Giving the runner these extra 3” means that virtually all of these plays will become hits again, adding about 240 hits a season to the MLB cumulative total — 430 or so challenges a year, with a slightly-less-than-50 percent chance at calls being overturned. This is a marginal effect, the leaguewide batting average would rise literally one point by adding in all those “new” hits, but I’m really interested in the second and third order effects.

First of all, we’re now creating a new class of bang-bang plays. Any play where the runner is clearly out, but out by the proverbial “half a step” becomes considerably closer with 18” bags. Should you have an infielder that double or triple clutches — not that the Yankees would ever have that problem, of course — the play becomes closer still, meaning you’re incentivized as a defending team to have cleaner, more fundamentally sound infielders.
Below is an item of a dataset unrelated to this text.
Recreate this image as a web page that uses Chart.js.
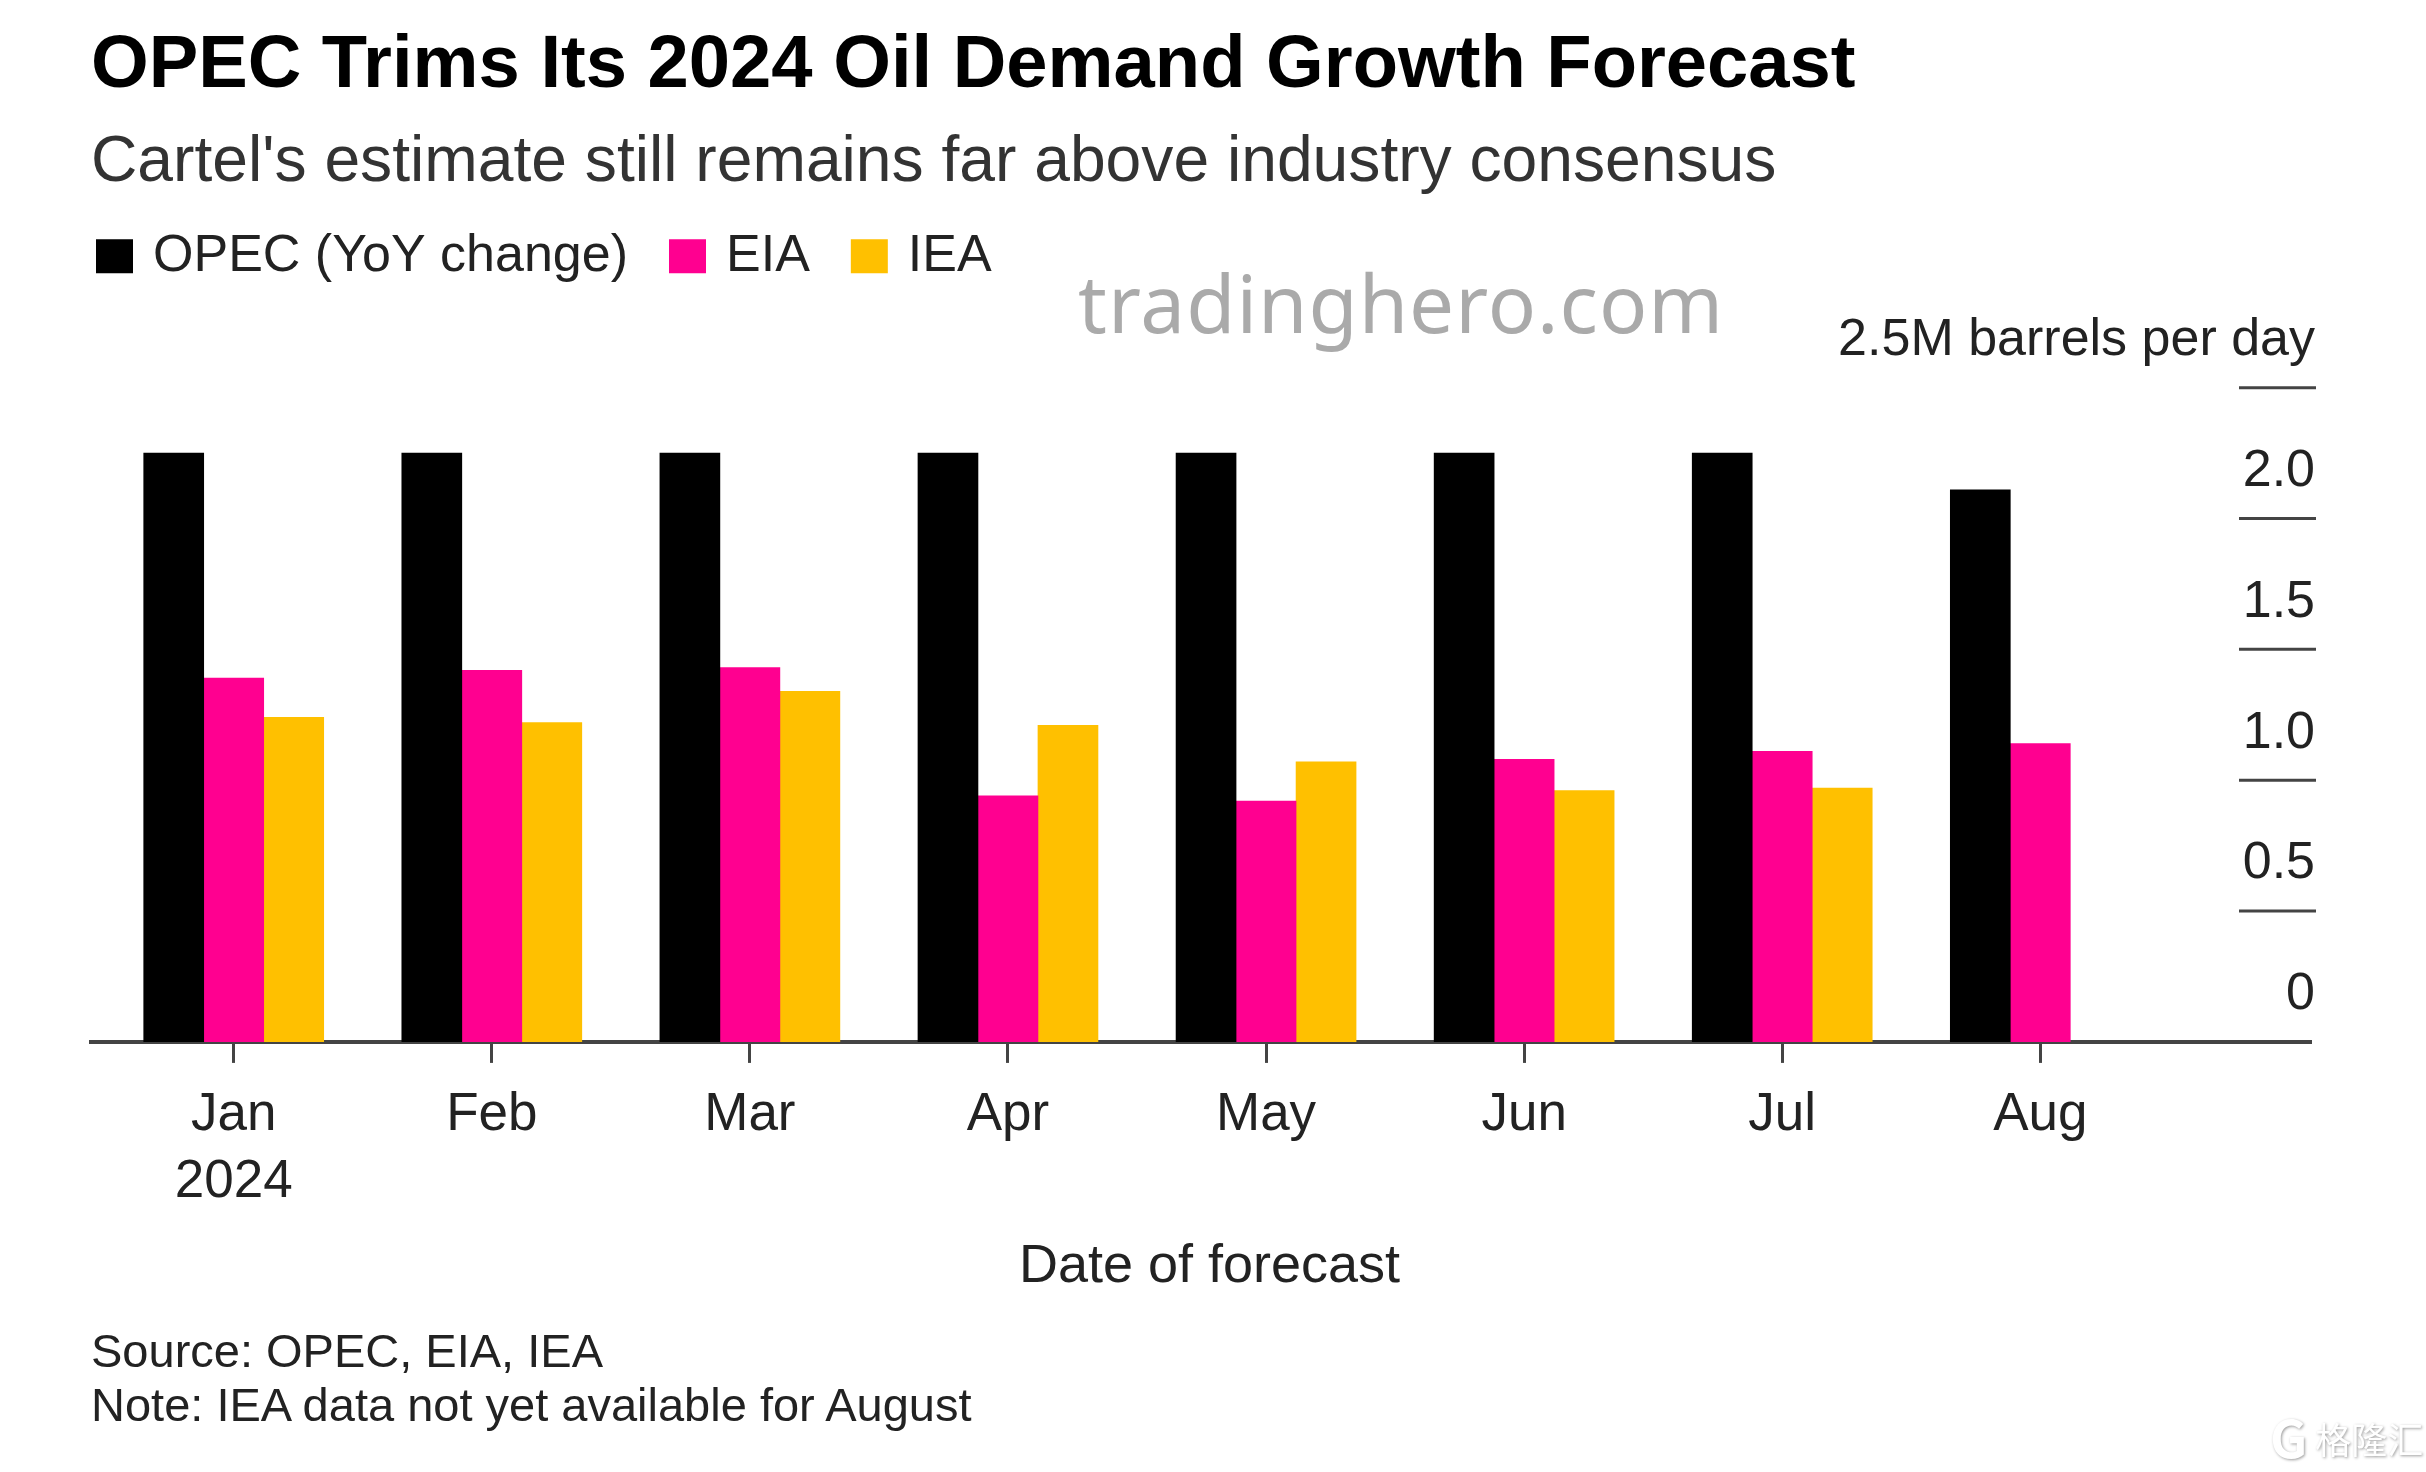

I also wonder if infield deployment will be different. Fielders will have slightly less time to make a play, and they might compensate by playing slightly more in. Of course, the closer to the plate you are as an infielder, the less time you have to react to the ball, and this is particularly true on hard-hit grounders, meaning I think it’s at least plausible that we see a few more groundballs sneak through for hits with larger bases as well.

This isn’t a revolutionary shift in the game, and any hits that do come out of larger bases are going to be on the margins. But if baseball is concerned with creating a more exciting onfield product, it’s going to need “nudges” like this — small interventions that incentivize larger, more structural decisions. Fielders will need to be quicker and more athletic, hitters will have slightly more reason to put the ball in play. You might not notice it on any one individual at-bat, but those extra 3” are going to lead to real changes in 2022.